● **Data provided**:
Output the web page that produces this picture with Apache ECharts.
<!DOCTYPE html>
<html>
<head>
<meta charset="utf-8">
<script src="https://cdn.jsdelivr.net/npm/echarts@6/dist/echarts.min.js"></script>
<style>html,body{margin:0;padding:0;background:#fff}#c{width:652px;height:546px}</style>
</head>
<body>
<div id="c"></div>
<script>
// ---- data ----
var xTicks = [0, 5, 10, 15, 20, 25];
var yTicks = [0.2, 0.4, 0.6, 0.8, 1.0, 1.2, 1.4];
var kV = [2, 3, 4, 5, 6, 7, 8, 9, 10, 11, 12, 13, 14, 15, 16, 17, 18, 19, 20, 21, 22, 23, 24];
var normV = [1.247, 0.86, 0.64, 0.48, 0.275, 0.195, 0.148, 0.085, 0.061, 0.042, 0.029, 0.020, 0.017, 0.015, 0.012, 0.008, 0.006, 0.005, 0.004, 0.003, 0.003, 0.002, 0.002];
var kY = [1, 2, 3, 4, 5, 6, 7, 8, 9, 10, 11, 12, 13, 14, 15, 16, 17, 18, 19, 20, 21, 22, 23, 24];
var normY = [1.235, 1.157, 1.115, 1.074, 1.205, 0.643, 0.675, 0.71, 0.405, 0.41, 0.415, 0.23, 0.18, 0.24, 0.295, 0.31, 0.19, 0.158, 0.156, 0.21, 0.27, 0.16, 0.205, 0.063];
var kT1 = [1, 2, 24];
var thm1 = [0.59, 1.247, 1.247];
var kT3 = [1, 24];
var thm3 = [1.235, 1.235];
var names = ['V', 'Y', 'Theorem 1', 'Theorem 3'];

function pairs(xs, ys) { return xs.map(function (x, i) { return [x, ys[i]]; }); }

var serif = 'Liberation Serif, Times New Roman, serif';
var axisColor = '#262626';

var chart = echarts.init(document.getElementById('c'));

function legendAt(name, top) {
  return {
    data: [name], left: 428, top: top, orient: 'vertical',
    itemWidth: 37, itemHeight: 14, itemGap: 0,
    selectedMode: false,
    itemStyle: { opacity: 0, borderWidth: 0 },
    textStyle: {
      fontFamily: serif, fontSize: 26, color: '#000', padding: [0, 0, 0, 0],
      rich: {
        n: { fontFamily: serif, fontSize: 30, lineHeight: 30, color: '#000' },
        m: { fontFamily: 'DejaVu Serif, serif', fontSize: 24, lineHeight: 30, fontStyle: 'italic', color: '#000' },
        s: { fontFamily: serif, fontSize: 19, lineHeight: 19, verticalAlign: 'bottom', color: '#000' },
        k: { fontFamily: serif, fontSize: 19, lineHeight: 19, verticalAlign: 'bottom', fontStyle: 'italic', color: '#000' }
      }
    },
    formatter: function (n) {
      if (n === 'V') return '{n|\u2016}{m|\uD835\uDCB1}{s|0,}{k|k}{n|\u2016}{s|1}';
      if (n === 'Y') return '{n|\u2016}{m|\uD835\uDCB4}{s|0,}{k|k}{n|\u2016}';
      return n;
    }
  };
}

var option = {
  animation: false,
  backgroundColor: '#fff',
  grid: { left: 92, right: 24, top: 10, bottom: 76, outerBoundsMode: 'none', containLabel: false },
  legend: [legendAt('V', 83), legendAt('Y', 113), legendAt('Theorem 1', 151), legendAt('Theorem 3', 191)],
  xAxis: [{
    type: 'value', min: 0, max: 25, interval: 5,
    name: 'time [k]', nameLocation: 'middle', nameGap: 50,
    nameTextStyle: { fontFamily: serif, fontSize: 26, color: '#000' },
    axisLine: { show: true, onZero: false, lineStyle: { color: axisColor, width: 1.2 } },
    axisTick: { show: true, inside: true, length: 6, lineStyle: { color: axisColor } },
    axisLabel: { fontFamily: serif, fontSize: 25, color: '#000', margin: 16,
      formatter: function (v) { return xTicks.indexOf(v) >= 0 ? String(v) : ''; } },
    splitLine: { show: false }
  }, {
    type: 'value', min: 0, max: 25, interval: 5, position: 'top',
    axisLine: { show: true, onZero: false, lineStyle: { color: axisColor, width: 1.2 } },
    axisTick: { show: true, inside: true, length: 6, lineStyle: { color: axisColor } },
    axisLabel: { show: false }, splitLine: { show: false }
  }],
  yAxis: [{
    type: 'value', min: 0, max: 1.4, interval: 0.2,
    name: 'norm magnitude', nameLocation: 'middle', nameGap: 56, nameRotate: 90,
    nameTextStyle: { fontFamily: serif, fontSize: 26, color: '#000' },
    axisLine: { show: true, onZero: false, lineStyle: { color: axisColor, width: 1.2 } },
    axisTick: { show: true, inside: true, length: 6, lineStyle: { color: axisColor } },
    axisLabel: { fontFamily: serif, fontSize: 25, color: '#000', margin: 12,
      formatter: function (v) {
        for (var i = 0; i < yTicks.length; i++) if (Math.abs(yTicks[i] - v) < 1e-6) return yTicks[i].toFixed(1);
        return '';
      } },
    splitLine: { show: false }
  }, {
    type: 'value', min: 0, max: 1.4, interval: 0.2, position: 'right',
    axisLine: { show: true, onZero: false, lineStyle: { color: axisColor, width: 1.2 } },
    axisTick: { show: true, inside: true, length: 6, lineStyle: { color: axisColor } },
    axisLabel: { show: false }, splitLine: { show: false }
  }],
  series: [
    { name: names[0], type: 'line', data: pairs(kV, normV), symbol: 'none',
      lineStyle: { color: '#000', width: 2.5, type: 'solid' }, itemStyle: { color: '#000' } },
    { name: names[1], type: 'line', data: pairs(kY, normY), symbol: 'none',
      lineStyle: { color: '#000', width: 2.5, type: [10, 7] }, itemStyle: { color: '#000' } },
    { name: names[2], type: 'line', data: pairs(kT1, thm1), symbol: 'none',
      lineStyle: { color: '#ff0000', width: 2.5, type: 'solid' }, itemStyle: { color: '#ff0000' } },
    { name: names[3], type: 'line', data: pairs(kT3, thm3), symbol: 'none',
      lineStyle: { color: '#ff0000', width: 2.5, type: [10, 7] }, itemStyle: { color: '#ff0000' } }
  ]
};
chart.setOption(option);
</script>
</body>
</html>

● **Work required**: Your task is to reproduce the whole listing exactly.

● **Expected answer**:
Output the web page that produces this picture with Apache ECharts.
<!DOCTYPE html>
<html>
<head>
<meta charset="utf-8">
<script src="https://cdn.jsdelivr.net/npm/echarts@6/dist/echarts.min.js"></script>
<style>html,body{margin:0;padding:0;background:#fff}#c{width:652px;height:546px}</style>
</head>
<body>
<div id="c"></div>
<script>
// ---- data ----
var xTicks = [0, 5, 10, 15, 20, 25];
var yTicks = [0.2, 0.4, 0.6, 0.8, 1.0, 1.2, 1.4];
var kV = [2, 3, 4, 5, 6, 7, 8, 9, 10, 11, 12, 13, 14, 15, 16, 17, 18, 19, 20, 21, 22, 23, 24];
var normV = [1.247, 0.86, 0.64, 0.48, 0.275, 0.195, 0.148, 0.085, 0.061, 0.042, 0.029, 0.020, 0.017, 0.015, 0.012, 0.008, 0.006, 0.005, 0.004, 0.003, 0.003, 0.002, 0.002];
var kY = [1, 2, 3, 4, 5, 6, 7, 8, 9, 10, 11, 12, 13, 14, 15, 16, 17, 18, 19, 20, 21, 22, 23, 24];
var normY = [1.235, 1.157, 1.115, 1.074, 1.205, 0.643, 0.675, 0.71, 0.405, 0.41, 0.415, 0.23, 0.18, 0.24, 0.295, 0.31, 0.19, 0.158, 0.156, 0.21, 0.27, 0.16, 0.205, 0.063];
var kT1 = [1, 2, 24];
var thm1 = [0.59, 1.247, 1.247];
var kT3 = [1, 24];
var thm3 = [1.235, 1.235];
var names = ['V', 'Y', 'Theorem 1', 'Theorem 3'];

function pairs(xs, ys) { return xs.map(function (x, i) { return [x, ys[i]]; }); }

var serif = 'Liberation Serif, Times New Roman, serif';
var axisColor = '#262626';

var chart = echarts.init(document.getElementById('c'));

function legendAt(name, top) {
  return {
    data: [name], left: 428, top: top, orient: 'vertical',
    itemWidth: 37, itemHeight: 14, itemGap: 0,
    selectedMode: false,
    itemStyle: { opacity: 0, borderWidth: 0 },
    textStyle: {
      fontFamily: serif, fontSize: 26, color: '#000', padding: [0, 0, 0, 0],
      rich: {
        n: { fontFamily: serif, fontSize: 30, lineHeight: 30, color: '#000' },
        m: { fontFamily: 'DejaVu Serif, serif', fontSize: 24, lineHeight: 30, fontStyle: 'italic', color: '#000' },
        s: { fontFamily: serif, fontSize: 19, lineHeight: 19, verticalAlign: 'bottom', color: '#000' },
        k: { fontFamily: serif, fontSize: 19, lineHeight: 19, verticalAlign: 'bottom', fontStyle: 'italic', color: '#000' }
      }
    },
    formatter: function (n) {
      if (n === 'V') return '{n|\u2016}{m|\uD835\uDCB1}{s|0,}{k|k}{n|\u2016}{s|1}';
      if (n === 'Y') return '{n|\u2016}{m|\uD835\uDCB4}{s|0,}{k|k}{n|\u2016}';
      return n;
    }
  };
}

var option = {
  animation: false,
  backgroundColor: '#fff',
  grid: { left: 92, right: 24, top: 10, bottom: 76, outerBoundsMode: 'none', containLabel: false },
  legend: [legendAt('V', 83), legendAt('Y', 113), legendAt('Theorem 1', 151), legendAt('Theorem 3', 191)],
  xAxis: [{
    type: 'value', min: 0, max: 25, interval: 5,
    name: 'time [k]', nameLocation: 'middle', nameGap: 50,
    nameTextStyle: { fontFamily: serif, fontSize: 26, color: '#000' },
    axisLine: { show: true, onZero: false, lineStyle: { color: axisColor, width: 1.2 } },
    axisTick: { show: true, inside: true, length: 6, lineStyle: { color: axisColor } },
    axisLabel: { fontFamily: serif, fontSize: 25, color: '#000', margin: 16,
      formatter: function (v) { return xTicks.indexOf(v) >= 0 ? String(v) : ''; } },
    splitLine: { show: false }
  }, {
    type: 'value', min: 0, max: 25, interval: 5, position: 'top',
    axisLine: { show: true, onZero: false, lineStyle: { color: axisColor, width: 1.2 } },
    axisTick: { show: true, inside: true, length: 6, lineStyle: { color: axisColor } },
    axisLabel: { show: false }, splitLine: { show: false }
  }],
  yAxis: [{
    type: 'value', min: 0, max: 1.4, interval: 0.2,
    name: 'norm magnitude', nameLocation: 'middle', nameGap: 56, nameRotate: 90,
    nameTextStyle: { fontFamily: serif, fontSize: 26, color: '#000' },
    axisLine: { show: true, onZero: false, lineStyle: { color: axisColor, width: 1.2 } },
    axisTick: { show: true, inside: true, length: 6, lineStyle: { color: axisColor } },
    axisLabel: { fontFamily: serif, fontSize: 25, color: '#000', margin: 12,
      formatter: function (v) {
        for (var i = 0; i < yTicks.length; i++) if (Math.abs(yTicks[i] - v) < 1e-6) return yTicks[i].toFixed(1);
        return '';
      } },
    splitLine: { show: false }
  }, {
    type: 'value', min: 0, max: 1.4, interval: 0.2, position: 'right',
    axisLine: { show: true, onZero: false, lineStyle: { color: axisColor, width: 1.2 } },
    axisTick: { show: true, inside: true, length: 6, lineStyle: { color: axisColor } },
    axisLabel: { show: false }, splitLine: { show: false }
  }],
  series: [
    { name: names[0], type: 'line', data: pairs(kV, normV), symbol: 'none',
      lineStyle: { color: '#000', width: 2.5, type: 'solid' }, itemStyle: { color: '#000' } },
    { name: names[1], type: 'line', data: pairs(kY, normY), symbol: 'none',
      lineStyle: { color: '#000', width: 2.5, type: [10, 7] }, itemStyle: { color: '#000' } },
    { name: names[2], type: 'line', data: pairs(kT1, thm1), symbol: 'none',
      lineStyle: { color: '#ff0000', width: 2.5, type: 'solid' }, itemStyle: { color: '#ff0000' } },
    { name: names[3], type: 'line', data: pairs(kT3, thm3), symbol: 'none',
      lineStyle: { color: '#ff0000', width: 2.5, type: [10, 7] }, itemStyle: { color: '#ff0000' } }
  ]
};
chart.setOption(option);
</script>
</body>
</html>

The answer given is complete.